## Goal of the exercise
Write the data out again, character for character, with no images.

## Supplied information

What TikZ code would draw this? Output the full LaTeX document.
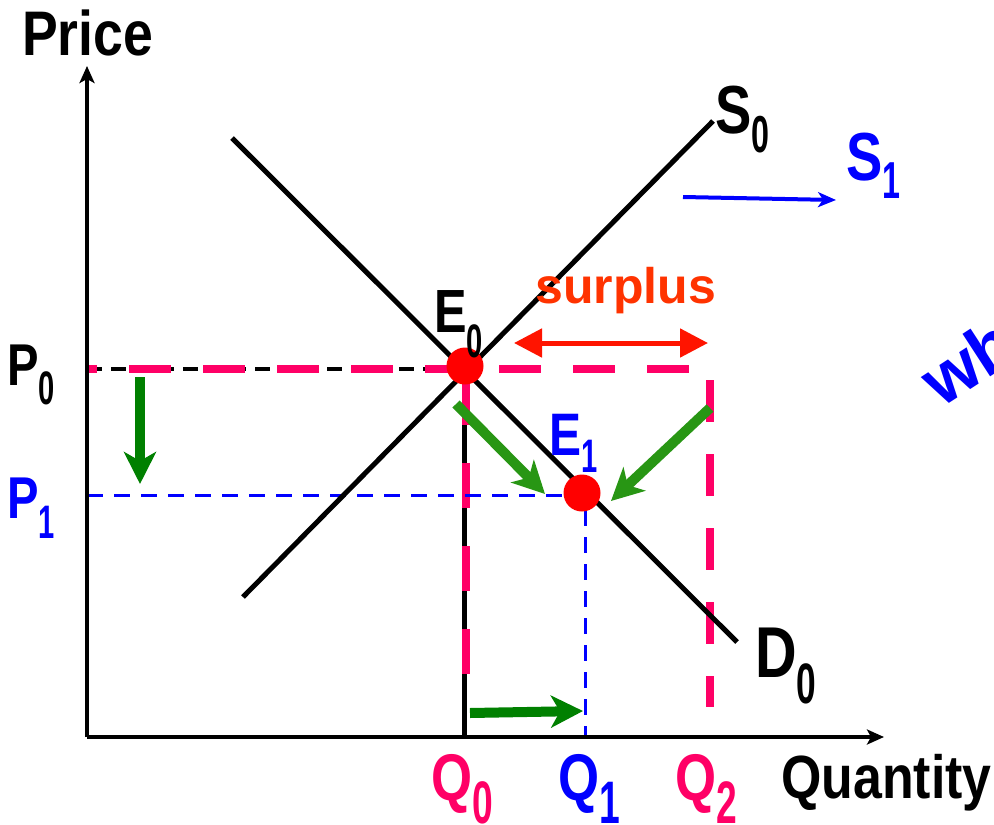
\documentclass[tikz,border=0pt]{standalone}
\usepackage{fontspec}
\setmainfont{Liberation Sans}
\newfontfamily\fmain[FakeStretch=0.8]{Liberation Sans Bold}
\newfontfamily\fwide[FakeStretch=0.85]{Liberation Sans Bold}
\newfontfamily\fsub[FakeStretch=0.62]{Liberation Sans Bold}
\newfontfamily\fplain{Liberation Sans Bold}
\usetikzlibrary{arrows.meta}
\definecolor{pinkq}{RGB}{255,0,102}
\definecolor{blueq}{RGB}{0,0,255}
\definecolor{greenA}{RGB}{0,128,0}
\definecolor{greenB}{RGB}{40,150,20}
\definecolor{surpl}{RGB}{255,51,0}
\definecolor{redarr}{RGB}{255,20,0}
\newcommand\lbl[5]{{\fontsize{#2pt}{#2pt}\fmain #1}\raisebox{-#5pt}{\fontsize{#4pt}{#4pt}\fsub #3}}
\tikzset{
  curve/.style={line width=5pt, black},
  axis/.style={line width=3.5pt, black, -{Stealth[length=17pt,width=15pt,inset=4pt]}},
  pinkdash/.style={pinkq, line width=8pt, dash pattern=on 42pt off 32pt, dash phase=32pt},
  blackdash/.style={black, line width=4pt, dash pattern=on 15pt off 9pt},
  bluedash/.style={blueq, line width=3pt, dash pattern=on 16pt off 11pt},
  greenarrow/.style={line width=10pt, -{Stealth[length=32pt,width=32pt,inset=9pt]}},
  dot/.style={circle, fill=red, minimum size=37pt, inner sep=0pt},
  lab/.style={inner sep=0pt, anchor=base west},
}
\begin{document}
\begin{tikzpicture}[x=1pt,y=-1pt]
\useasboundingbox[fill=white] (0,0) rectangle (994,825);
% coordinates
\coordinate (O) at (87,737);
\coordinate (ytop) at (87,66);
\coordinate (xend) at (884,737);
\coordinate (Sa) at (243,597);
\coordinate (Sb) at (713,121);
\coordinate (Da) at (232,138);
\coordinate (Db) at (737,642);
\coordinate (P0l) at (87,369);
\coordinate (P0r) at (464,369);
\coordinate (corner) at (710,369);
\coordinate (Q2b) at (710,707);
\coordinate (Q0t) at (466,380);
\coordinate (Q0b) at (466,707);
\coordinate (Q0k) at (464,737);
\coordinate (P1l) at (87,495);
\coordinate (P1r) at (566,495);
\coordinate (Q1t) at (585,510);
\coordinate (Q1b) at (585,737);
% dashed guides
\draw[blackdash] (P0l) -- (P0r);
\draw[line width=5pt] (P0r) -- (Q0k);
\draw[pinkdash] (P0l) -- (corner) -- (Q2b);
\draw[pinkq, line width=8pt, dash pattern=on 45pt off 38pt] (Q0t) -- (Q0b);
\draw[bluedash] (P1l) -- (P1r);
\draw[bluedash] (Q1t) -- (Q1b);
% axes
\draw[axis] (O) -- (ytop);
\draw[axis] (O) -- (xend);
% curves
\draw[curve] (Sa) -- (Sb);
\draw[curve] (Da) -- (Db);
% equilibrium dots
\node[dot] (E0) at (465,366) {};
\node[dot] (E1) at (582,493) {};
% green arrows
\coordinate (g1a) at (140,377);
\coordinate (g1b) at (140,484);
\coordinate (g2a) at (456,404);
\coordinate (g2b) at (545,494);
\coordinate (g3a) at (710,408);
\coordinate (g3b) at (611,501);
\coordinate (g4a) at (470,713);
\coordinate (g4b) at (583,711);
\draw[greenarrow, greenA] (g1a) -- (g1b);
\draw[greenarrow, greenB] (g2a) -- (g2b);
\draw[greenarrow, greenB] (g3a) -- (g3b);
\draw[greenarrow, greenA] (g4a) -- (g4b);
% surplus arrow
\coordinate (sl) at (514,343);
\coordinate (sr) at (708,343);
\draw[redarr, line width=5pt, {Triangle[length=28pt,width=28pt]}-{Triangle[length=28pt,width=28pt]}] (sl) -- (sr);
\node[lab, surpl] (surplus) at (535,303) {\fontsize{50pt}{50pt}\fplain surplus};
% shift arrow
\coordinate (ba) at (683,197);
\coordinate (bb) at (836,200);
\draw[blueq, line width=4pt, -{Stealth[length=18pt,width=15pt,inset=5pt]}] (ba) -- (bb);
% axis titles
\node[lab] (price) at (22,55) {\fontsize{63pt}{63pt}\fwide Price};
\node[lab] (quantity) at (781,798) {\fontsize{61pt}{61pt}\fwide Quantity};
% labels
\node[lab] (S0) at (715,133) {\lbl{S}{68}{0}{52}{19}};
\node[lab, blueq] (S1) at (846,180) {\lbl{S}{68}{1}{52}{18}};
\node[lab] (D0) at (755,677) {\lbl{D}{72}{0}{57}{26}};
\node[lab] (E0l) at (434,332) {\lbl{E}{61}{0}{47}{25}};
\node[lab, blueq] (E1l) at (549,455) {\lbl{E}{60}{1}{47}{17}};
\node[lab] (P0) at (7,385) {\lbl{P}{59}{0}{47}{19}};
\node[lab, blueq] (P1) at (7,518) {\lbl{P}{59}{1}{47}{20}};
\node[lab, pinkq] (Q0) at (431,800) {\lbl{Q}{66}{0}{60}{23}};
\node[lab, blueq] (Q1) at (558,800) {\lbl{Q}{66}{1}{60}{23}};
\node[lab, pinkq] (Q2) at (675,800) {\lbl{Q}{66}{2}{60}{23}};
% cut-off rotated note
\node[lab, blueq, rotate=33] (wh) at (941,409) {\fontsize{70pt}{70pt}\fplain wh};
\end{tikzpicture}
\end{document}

## Exercise output
What TikZ code would draw this? Output the full LaTeX document.
\documentclass[tikz,border=0pt]{standalone}
\usepackage{fontspec}
\setmainfont{Liberation Sans}
\newfontfamily\fmain[FakeStretch=0.8]{Liberation Sans Bold}
\newfontfamily\fwide[FakeStretch=0.85]{Liberation Sans Bold}
\newfontfamily\fsub[FakeStretch=0.62]{Liberation Sans Bold}
\newfontfamily\fplain{Liberation Sans Bold}
\usetikzlibrary{arrows.meta}
\definecolor{pinkq}{RGB}{255,0,102}
\definecolor{blueq}{RGB}{0,0,255}
\definecolor{greenA}{RGB}{0,128,0}
\definecolor{greenB}{RGB}{40,150,20}
\definecolor{surpl}{RGB}{255,51,0}
\definecolor{redarr}{RGB}{255,20,0}
\newcommand\lbl[5]{{\fontsize{#2pt}{#2pt}\fmain #1}\raisebox{-#5pt}{\fontsize{#4pt}{#4pt}\fsub #3}}
\tikzset{
  curve/.style={line width=5pt, black},
  axis/.style={line width=3.5pt, black, -{Stealth[length=17pt,width=15pt,inset=4pt]}},
  pinkdash/.style={pinkq, line width=8pt, dash pattern=on 42pt off 32pt, dash phase=32pt},
  blackdash/.style={black, line width=4pt, dash pattern=on 15pt off 9pt},
  bluedash/.style={blueq, line width=3pt, dash pattern=on 16pt off 11pt},
  greenarrow/.style={line width=10pt, -{Stealth[length=32pt,width=32pt,inset=9pt]}},
  dot/.style={circle, fill=red, minimum size=37pt, inner sep=0pt},
  lab/.style={inner sep=0pt, anchor=base west},
}
\begin{document}
\begin{tikzpicture}[x=1pt,y=-1pt]
\useasboundingbox[fill=white] (0,0) rectangle (994,825);
% coordinates
\coordinate (O) at (87,737);
\coordinate (ytop) at (87,66);
\coordinate (xend) at (884,737);
\coordinate (Sa) at (243,597);
\coordinate (Sb) at (713,121);
\coordinate (Da) at (232,138);
\coordinate (Db) at (737,642);
\coordinate (P0l) at (87,369);
\coordinate (P0r) at (464,369);
\coordinate (corner) at (710,369);
\coordinate (Q2b) at (710,707);
\coordinate (Q0t) at (466,380);
\coordinate (Q0b) at (466,707);
\coordinate (Q0k) at (464,737);
\coordinate (P1l) at (87,495);
\coordinate (P1r) at (566,495);
\coordinate (Q1t) at (585,510);
\coordinate (Q1b) at (585,737);
% dashed guides
\draw[blackdash] (P0l) -- (P0r);
\draw[line width=5pt] (P0r) -- (Q0k);
\draw[pinkdash] (P0l) -- (corner) -- (Q2b);
\draw[pinkq, line width=8pt, dash pattern=on 45pt off 38pt] (Q0t) -- (Q0b);
\draw[bluedash] (P1l) -- (P1r);
\draw[bluedash] (Q1t) -- (Q1b);
% axes
\draw[axis] (O) -- (ytop);
\draw[axis] (O) -- (xend);
% curves
\draw[curve] (Sa) -- (Sb);
\draw[curve] (Da) -- (Db);
% equilibrium dots
\node[dot] (E0) at (465,366) {};
\node[dot] (E1) at (582,493) {};
% green arrows
\coordinate (g1a) at (140,377);
\coordinate (g1b) at (140,484);
\coordinate (g2a) at (456,404);
\coordinate (g2b) at (545,494);
\coordinate (g3a) at (710,408);
\coordinate (g3b) at (611,501);
\coordinate (g4a) at (470,713);
\coordinate (g4b) at (583,711);
\draw[greenarrow, greenA] (g1a) -- (g1b);
\draw[greenarrow, greenB] (g2a) -- (g2b);
\draw[greenarrow, greenB] (g3a) -- (g3b);
\draw[greenarrow, greenA] (g4a) -- (g4b);
% surplus arrow
\coordinate (sl) at (514,343);
\coordinate (sr) at (708,343);
\draw[redarr, line width=5pt, {Triangle[length=28pt,width=28pt]}-{Triangle[length=28pt,width=28pt]}] (sl) -- (sr);
\node[lab, surpl] (surplus) at (535,303) {\fontsize{50pt}{50pt}\fplain surplus};
% shift arrow
\coordinate (ba) at (683,197);
\coordinate (bb) at (836,200);
\draw[blueq, line width=4pt, -{Stealth[length=18pt,width=15pt,inset=5pt]}] (ba) -- (bb);
% axis titles
\node[lab] (price) at (22,55) {\fontsize{63pt}{63pt}\fwide Price};
\node[lab] (quantity) at (781,798) {\fontsize{61pt}{61pt}\fwide Quantity};
% labels
\node[lab] (S0) at (715,133) {\lbl{S}{68}{0}{52}{19}};
\node[lab, blueq] (S1) at (846,180) {\lbl{S}{68}{1}{52}{18}};
\node[lab] (D0) at (755,677) {\lbl{D}{72}{0}{57}{26}};
\node[lab] (E0l) at (434,332) {\lbl{E}{61}{0}{47}{25}};
\node[lab, blueq] (E1l) at (549,455) {\lbl{E}{60}{1}{47}{17}};
\node[lab] (P0) at (7,385) {\lbl{P}{59}{0}{47}{19}};
\node[lab, blueq] (P1) at (7,518) {\lbl{P}{59}{1}{47}{20}};
\node[lab, pinkq] (Q0) at (431,800) {\lbl{Q}{66}{0}{60}{23}};
\node[lab, blueq] (Q1) at (558,800) {\lbl{Q}{66}{1}{60}{23}};
\node[lab, pinkq] (Q2) at (675,800) {\lbl{Q}{66}{2}{60}{23}};
% cut-off rotated note
\node[lab, blueq, rotate=33] (wh) at (941,409) {\fontsize{70pt}{70pt}\fplain wh};
\end{tikzpicture}
\end{document}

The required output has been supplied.